ERP players SAP AG and J.D. Edwards are focusing heavily on a huge growth area--online business-to-business marketplaces.

SAP's move involves consolidating all of its current mySAP.com Marketplace offerings within a new company, called SAPMarkets. SAPMarkets will be responsible for all existing and new vertical and horizontal marketplaces. Due to open for business in May, the new subsidiary will be headquartered in Palo Alto, Calif. SAP co-chairman and CEO, Hasso Plattner, will serve as the interim CEO of SAPMarkets until a new CEO is appointed.

Integration is the biggest challenge posed by e-marketplaces, says SAP, which promises to bring to SAPMarkets not only its own integration expertise but also that of its customers and partners.

In a similar move, J.D. Edwards has established a new business unit that will market JDE's applications to online marketplaces. The new unit, headed up by Michael Schmitt, formerly JDE's senior vice president of worldwide sales and marketing, will combine JDE's order fulfillment and supply chain collaboration tools with Ariba's online procurement and business-to-business marketplace software. JDE will also increase its development organization's emphasis on solution integration and interoperability for business-to-business e-commerce.

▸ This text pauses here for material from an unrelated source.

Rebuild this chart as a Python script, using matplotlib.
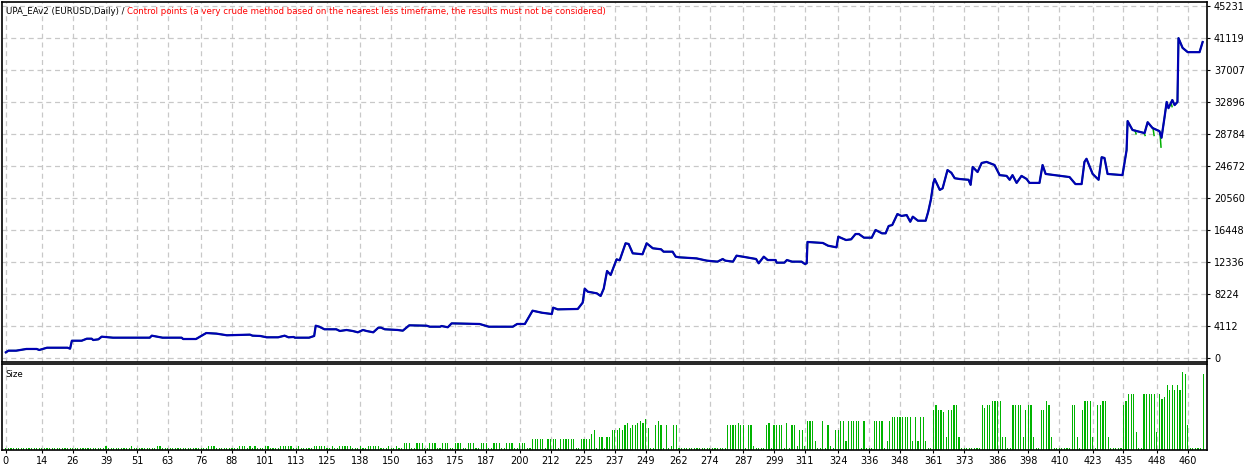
import numpy as np
import matplotlib.pyplot as plt

# equity curve: (bar index, value)
eq_idx = [0, 1, 4, 8, 12, 13, 16, 24, 25, 25.7, 29.5, 31.5, 33.4, 34, 36, 37.3, 41.7, 56, 56.8, 61,
          68.4, 69, 74, 76, 78, 82, 86, 95, 96, 99, 101.5, 106, 108.5, 110, 112, 112.5, 118, 120, 120.6, 122,
          124, 128.6, 130, 132.6, 135, 137, 139, 140.4, 143, 145, 146, 147.5, 152.5, 154.5, 157, 163.8, 165, 169, 169.6, 172,
          173.5, 184.4, 188, 197.3, 199, 202, 205, 208.6, 212.5, 213, 214.8, 222.6, 224.5, 225.3, 226.5, 230, 231.5, 232.7,
          234, 235.4, 237.7, 238.9, 241.2, 242.4, 244, 247.8, 249.4, 251.8, 255, 256, 259.5, 260.7, 262, 268.8, 272.8, 277,
          279, 280, 283, 284.4, 286.8, 292, 293, 295, 296.5, 299.6, 300, 303, 304, 306, 309.7, 311, 311.7, 312, 318, 320,
          323.3, 324, 327, 329, 330.7, 332, 334, 337, 338.5, 341, 342.4, 343.6, 345, 347, 348.6, 350.6, 352, 353, 355, 358, 359,
          360, 361, 361.5, 363.5, 364.6, 366.5, 368, 369.3, 371.2, 374.7, 375.5, 376.3, 378.2, 379.8, 381.7,
          384.8, 386.8, 389.5, 390.7, 391.8, 393.4, 395.3, 397.3, 398.4, 402.3, 403.5, 404.7, 414, 416.3,
          418.7, 419.8, 420.6, 423, 425.3, 426.5, 427.6, 428.8, 434.6, 436.2, 436.6, 438.5, 443.2, 444.4,
          446.3, 449, 449.8, 451, 451.8, 452.5, 454, 454.9, 456, 456.2, 456.4, 458, 460, 464.6, 465.8]
eq_val = [730, 940, 940, 1160, 1160, 1030, 1320, 1320, 1200, 2220, 2220, 2480, 2480, 2310, 2400, 2740, 2610, 2610, 2870, 2610,
          2610, 2440, 2440, 2830, 3210, 3130, 2920, 3000, 2870, 2830, 2660, 2660, 2870, 2660, 2700, 2610, 2610, 2830, 4150, 4020,
          3690, 3690, 3470, 3600, 3470, 3300, 3600, 3470, 3300, 3900, 3900, 3690, 3600, 3510, 4200, 4150, 4020, 4020, 4110, 3950,
          4450, 4370, 4020, 4020, 4370, 4370, 6080, 5820, 5650, 6470, 6250, 6300, 7110, 8910, 8520, 8310, 7970, 8910,
          11180, 10670, 12680, 12550, 14740, 14650, 13450, 13330, 14740, 14100, 13970, 13660, 13660, 13020, 12940, 12800, 12510, 12380,
          12720, 12510, 12380, 13150, 13020, 12720, 12170, 13020, 12590, 12590, 12250, 12250, 12590, 12380, 12380, 12080, 12170, 14910, 14780, 14430,
          14220, 15590, 15160, 15250, 15930, 15930, 15460, 15460, 16450, 16020, 16020, 16960, 17090, 18500, 18250, 18370, 17510, 18160, 17640, 17640, 18800,
          20300, 22500, 23000, 21600, 21800, 24150, 23800, 23100, 23000, 22900, 22250, 24550, 23900, 25060, 25200,
          24800, 23500, 23400, 22900, 23500, 22500, 23400, 23000, 22500, 22500, 24800, 23650, 23250, 22350,
          22350, 25200, 25600, 23650, 22900, 25800, 25700, 23650, 23500, 26700, 30450, 29300, 28900, 30300,
          29550, 29150, 28300, 31000, 32900, 32100, 33150, 32500, 32900, 37000, 41100, 39850, 39300, 39300, 40600]

# balance dips where the green line shows below the equity
dip_idx = [446.5, 449.2, 453.5, 439.5, 443.0]
dip_val = [28600, 27100, 32300, 28800, 28600]

# lot size per bar (base-36 codes, units of the lower panel scale)
size_codes = ("1" * 39 + "2" + "1" * 9 + "2" + "1" * 9 + "22" + "1" * 18 + "222" + "1" * 9
              + "222" + "1" + "212" + "111" + "22" + "1111" + "22222" + "11" + "2" + "11111" + "22222"
              + "11" + "2" + "11" + "22222" + "111" + "2" + "11" + "22222" + "11121121"
              + "13331" * 10 + "1"
              + "555551555515555" + "5511555579" + "1661669"
              + "99a9bcabbcdcea" + "11bdb1b1" + "2bb1" + "1" * 18 + "bbbbcbb1bb" + "21111"
              + "bc1bbbb1c1" + "bb2"
              + "992ddd411d1b21" + "99dd4ddddd1d1"
              + "11dddd14dfff" + "fffff4f4ff411" + "ikiih6iikk6111111"
              + "11kjkkmmmm6"
              + "611kkkk6ikk611iimk6" + "1" * 7 + "kk61immm61kkmm6" + "11111"
              + "kmppp811ppppp8pnotrtrtrzyb" + "11111" + "y")
sizes = [int(c, 36) for c in size_codes]

tick_labels = [0, 14, 26, 39, 51, 63, 76, 88, 101, 113, 125, 138, 150, 163, 175, 187, 200, 212, 225,
               237, 249, 262, 274, 287, 299, 311, 324, 336, 348, 361, 373, 386, 398, 410, 423, 435, 448, 460]
y_ticks = [0, 4112, 8224, 12336, 16448, 20560, 24672, 28784, 32896, 37007, 41119, 45231]

n = len(sizes)
x_max = 467.5
plt.rcParams['font.family'] = ['DejaVu Sans']
fig = plt.figure(figsize=(12.5, 4.67), dpi=100)
W, H = 1250, 467
ax1 = fig.add_axes([2 / W, (H - 362) / H, 1205 / W, 360 / H])
ax2 = fig.add_axes([2 / W, (H - 450) / H, 1205 / W, 86 / H])

grid_kw = dict(color='#c8c8c8', linestyle=(0, (4, 3)), linewidth=0.9)

# top panel
for tp in tick_labels:
    ax1.axvline(tp, zorder=0, **grid_kw)
for yt in y_ticks:
    ax1.axhline(yt, zorder=0, **grid_kw)
ax1.plot(eq_idx, eq_val, color='#00b000', linewidth=1.2, zorder=2)
for di, dv in zip(dip_idx, dip_val):
    ev = np.interp(di, eq_idx, eq_val)
    ax1.plot([di, di + 0.4], [ev, dv], color='#00b000', linewidth=1.1, zorder=2)
ax1.plot(eq_idx, eq_val, color='#0000b4', linewidth=1.6, zorder=3)
ax1.set_xlim(-1.5, x_max)
ax1.set_ylim(-514, 45745)
ax1.set_xticks([])
ax1.yaxis.tick_right()
ax1.set_yticks(y_ticks)
ax1.set_yticklabels([str(v) for v in y_ticks], fontsize=7)
ax1.tick_params(axis='y', length=2, pad=3)
t1 = ax1.text(0.003, 0.985, "UPA_EAv2 (EURUSD,Daily) / ", transform=ax1.transAxes,
              fontsize=6.2, va='top', ha='left', color='black')
ax1.annotate("Control points (a very crude method based on the nearest less timeframe, the results must not be considered)",
             xy=(1, 0), xycoords=t1, va='bottom', ha='left', fontsize=6.2, color='red')

# bottom panel
for tp in tick_labels:
    ax2.axvline(tp, zorder=0, **grid_kw)
ax2.bar(range(n), sizes, width=0.45, color='#00b400', zorder=2)
ax2.set_xlim(-1.5, x_max)
ax2.set_ylim(0, 38.6)
ax2.set_yticks([])
ax2.set_xticks(tick_labels)
ax2.set_xticklabels([str(v) for v in tick_labels], fontsize=7)
ax2.tick_params(axis='x', length=2, pad=2)
ax2.text(0.003, 0.93, "Size", transform=ax2.transAxes, fontsize=6.2, va='top', ha='left')

for ax in (ax1, ax2):
    for s in ax.spines.values():
        s.set_linewidth(1.2)

fig.savefig('out.png', dpi=100)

It's not surprising that ERP vendors are tying their fortunes to online marketplaces. By 2004, electronic marketplaces will account for 53 percent of $2.7 trillion in business-to-business e-commerce, according to a prediction from Cambridge, Mass.-based Forrester Research. E-marketplaces are already fundamentally changing business models. Auto makers like Ford and General Motors have set up trading exchanges to streamline their supply chains and service their suppliers. Many other corporate giants, like Du Pont and Eastman Chemical, have also gotten into the act by setting up trading sites and vertical portals.